School Funding Legislation Provides State Pension Contribution to CTPF
On Thursday, August 31, 2017, Governor Rauner signed Senate Bill 1947 into law. The bill was passed earlier this week by both the Illinois House and Illinois Senate. This legislation makes changes to Illinois’ school funding formula, and requires the State to pay the long-sought normal cost of Chicago teachers’ pensions.
The legislation has three main components which impact CTPF:
- Beginning with the 2017 tax year, the City of Chicago’s Board of Education may impose a dedicated property tax levy of up to 0.567% (the current property tax levy rate is capped at 0.383%). This increase, if implemented, will generate additional revenue which will go directly to the Fund.
- Starting this fiscal year (July 1, 2017-June 30, 2018), the State will pay CTPF the normal cost of Chicago teachers’ pensions and retiree health insurance costs. Beginning in Fiscal Year 2019, CTPF will provide a certified normal cost to the State on an annual basis which will include the $65 million authorized for the retiree health insurance subsidy.
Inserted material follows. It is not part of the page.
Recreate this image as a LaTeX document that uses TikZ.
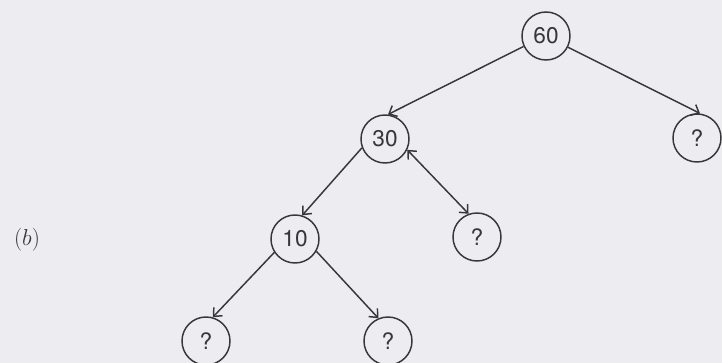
\documentclass[tikz,border=0pt]{standalone}
\usepackage{fontspec}
\newfontfamily\heros{TeX Gyre Heros}
\usetikzlibrary{arrows.meta}
\definecolor{paper}{RGB}{237,237,241}
\definecolor{ink}{RGB}{55,55,58}
\tikzset{
  tnode/.style={circle, draw=ink, line width=1.1pt, minimum size=36pt, inner sep=0pt,
    text=ink, font=\heros\fontsize{17}{20}\selectfont},
  tip/.style={Straight Barb[length=5pt,width=9pt,line width=1.1pt]},
  tedge/.style={draw=ink, line width=1.1pt, -{Straight Barb[length=5pt,width=9pt,line width=1.1pt]}},
  bedge/.style={draw=ink, line width=1.1pt, {Straight Barb[length=5pt,width=9pt,line width=1.1pt]}-{Straight Barb[length=5pt,width=9pt,line width=1.1pt]}}
}
\begin{document}
\begin{tikzpicture}[x=0.75pt,y=-0.75pt]
\fill[paper] (0,0) rectangle (722,363);
\useasboundingbox (0,0) rectangle (722,363);
\node[tnode] (n60) at (546,36) {60};
\node[tnode] (n30) at (385,139) {30};
\node[tnode] (r) at (697,138) {?};
\node[tnode] (n10) at (295,239) {10};
\node[tnode] (q30) at (477,237) {?};
\node[tnode] (l10) at (206,341) {?};
\node[tnode] (r10) at (388,341) {?};
\node[text=ink, font=\fontsize{17}{20}\selectfont] (lb) at (27,240) {$(b)$};
\draw[tedge] (n60.205) -- (n30.83);
\draw[tedge] (n60.333) -- (r.83);
\draw[tedge] (n30.201) -- (n10.73);
\draw[bedge] (n30.334) -- (q30.110);
\draw[tedge] (n10.213) -- (l10.74);
\draw[tedge] (n10.330) -- (r10.113);
\end{tikzpicture}
\end{document}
- The legislation also provides a continuing appropriation for all amounts contributed by the State to CTPF.
“This legislation offers stable and equitable State funding for CTPF and provides Chicago’s Board of Education with additional resources. We appreciate the hard work and cooperation that made this possible,” said Charles A. Burbridge, CTPF Executive Director. “The State has paid the normal cost of downstate/suburban teacher pensions, and this legislation ensures that teachers are treated equitably throughout the State. We want to thank our members who have spent more than a decade educating legislators about the importance of fully funding pensions and, as a result, education in Illinois.”